JOB: Take the lines from the head of the listing through the one bearing "const font = 'Liberation" and copy them exactly, leaving every picture out.

==== DATASET CONTENT

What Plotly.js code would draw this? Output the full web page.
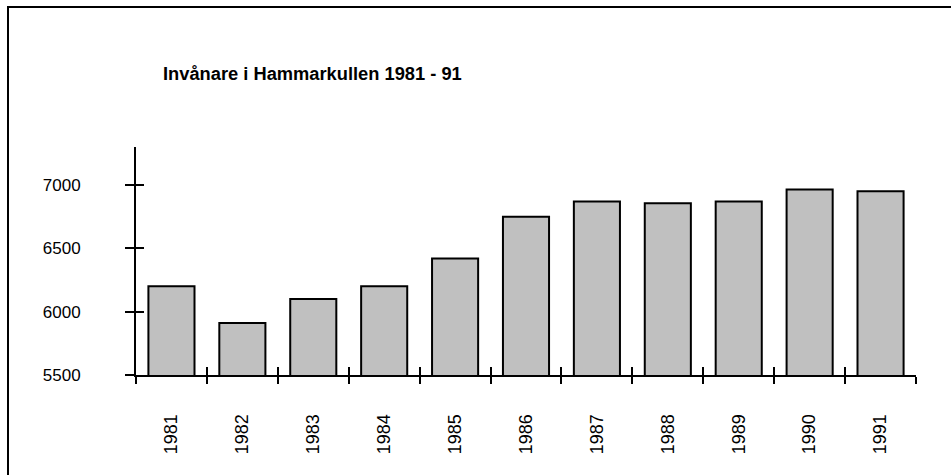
<!DOCTYPE html>
<html>
<head>
<meta charset="utf-8">
<script src="https://cdn.plot.ly/plotly-3.0.1.min.js"></script>
<style>
  html, body { margin: 0; padding: 0; background: #fff; overflow: hidden; }
  #wrap { position: relative; width: 951px; height: 475px; }
  #chart { position: absolute; left: 0; top: 0; width: 951px; height: 475px; }
  #frame { position: absolute; left: 7px; top: 6px; width: 1000px; height: 600px;
           border-left: 2px solid #000; border-top: 2px solid #000; pointer-events: none; }
</style>
</head>
<body>
<div id="wrap">
  <div id="chart"></div>
  <div id="frame"></div>
</div>
<script>
const years = ['1981','1982','1983','1984','1985','1986','1987','1988','1989','1990','1991'];
const inhabitants = [6200, 5910, 6100, 6200, 6420, 6750, 6870, 6855, 6870, 6965, 6950];
const yTicks = [5500, 6000, 6500, 7000];
const yRange = [5500, 7300];
const titleText = 'Invånare i Hammarkullen 1981 - 91';

const n = years.length;
const boundaries = years.map((_, i) => i - 0.5).concat([n - 0.5]);

const font = 'Liberation Sans, Arial, sans-serif';

const traces = [
  {
    type: 'bar',
    x: years,
    y: inhabitants,
    marker: { color: '#c0c0c0', line: { color: '#000', width: 2 } },
    hoverinfo: 'x+y',
    showlegend: false
  },
  {
    type: 'scatter', mode: 'markers', x: [], y: [],
    xaxis: 'x2', yaxis: 'y2', showlegend: false, hoverinfo: 'skip'
  }
];

const layout = {
  width: 951, height: 475,
  margin: { l: 136, r: 35, t: 147, b: 100, pad: 0 },
  paper_bgcolor: '#fff', plot_bgcolor: '#fff',
  showlegend: false,
  bargap: 0.35,
  font: { family: font, color: '#000' },
  title: {
    text: '<b>' + titleText + '</b>',
    font: { family: font, size: 18.3, color: '#000' },
    xref: 'container', yref: 'container',
    x: 163 / 951, xanchor: 'left',
    y: 1 - 74 / 475, yanchor: 'middle'
  },
  xaxis: {
    type: 'category',
    range: [-0.5, n - 0.5],
    showgrid: false, zeroline: false,
    showline: true, linecolor: '#000', linewidth: 2,
    ticks: 'outside', tickson: 'boundaries', ticklen: 7, tickwidth: 2, tickcolor: '#000',
    tickangle: -90,
    tickfont: { family: font, size: 18, color: '#000' },
    ticklabelstandoff: 30,
    fixedrange: true
  },
  xaxis2: {
    type: 'linear', overlaying: 'x', anchor: 'y2',
    range: [-0.5, n - 0.5],
    tickmode: 'array', tickvals: boundaries,
    showgrid: false, zeroline: false, showline: false,
    ticks: 'inside', ticklen: 8, tickwidth: 2, tickcolor: '#000',
    showticklabels: false, fixedrange: true
  },
  yaxis: {
    range: yRange,
    tickmode: 'array', tickvals: yTicks, ticktext: yTicks.map(String),
    showgrid: false, zeroline: false,
    showline: true, linecolor: '#000', linewidth: 2,
    ticks: 'outside', ticklen: 9, tickwidth: 2, tickcolor: '#000',
    tickfont: { family: font, size: 17, color: '#000' },
    ticklabelstandoff: 41,
    fixedrange: true
  },
  yaxis2: {
    overlaying: 'y', anchor: 'x2', side: 'left',
    range: yRange,
    tickmode: 'array', tickvals: yTicks,
    showgrid: false, zeroline: false, showline: false,
    ticks: 'inside', ticklen: 8, tickwidth: 2, tickcolor: '#000',
    showticklabels: false, fixedrange: true
  }
};

Plotly.newPlot('chart', traces, layout, { displayModeBar: false, staticPlot: true });
</script>
</body>
</html>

========

EXERCISE SOLUTION:
What Plotly.js code would draw this? Output the full web page.
<!DOCTYPE html>
<html>
<head>
<meta charset="utf-8">
<script src="https://cdn.plot.ly/plotly-3.0.1.min.js"></script>
<style>
  html, body { margin: 0; padding: 0; background: #fff; overflow: hidden; }
  #wrap { position: relative; width: 951px; height: 475px; }
  #chart { position: absolute; left: 0; top: 0; width: 951px; height: 475px; }
  #frame { position: absolute; left: 7px; top: 6px; width: 1000px; height: 600px;
           border-left: 2px solid #000; border-top: 2px solid #000; pointer-events: none; }
</style>
</head>
<body>
<div id="wrap">
  <div id="chart"></div>
  <div id="frame"></div>
</div>
<script>
const years = ['1981','1982','1983','1984','1985','1986','1987','1988','1989','1990','1991'];
const inhabitants = [6200, 5910, 6100, 6200, 6420, 6750, 6870, 6855, 6870, 6965, 6950];
const yTicks = [5500, 6000, 6500, 7000];
const yRange = [5500, 7300];
const titleText = 'Invånare i Hammarkullen 1981 - 91';

const n = years.length;
const boundaries = years.map((_, i) => i - 0.5).concat([n - 0.5]);

const font = 'Liberation Sans, Arial, sans-serif';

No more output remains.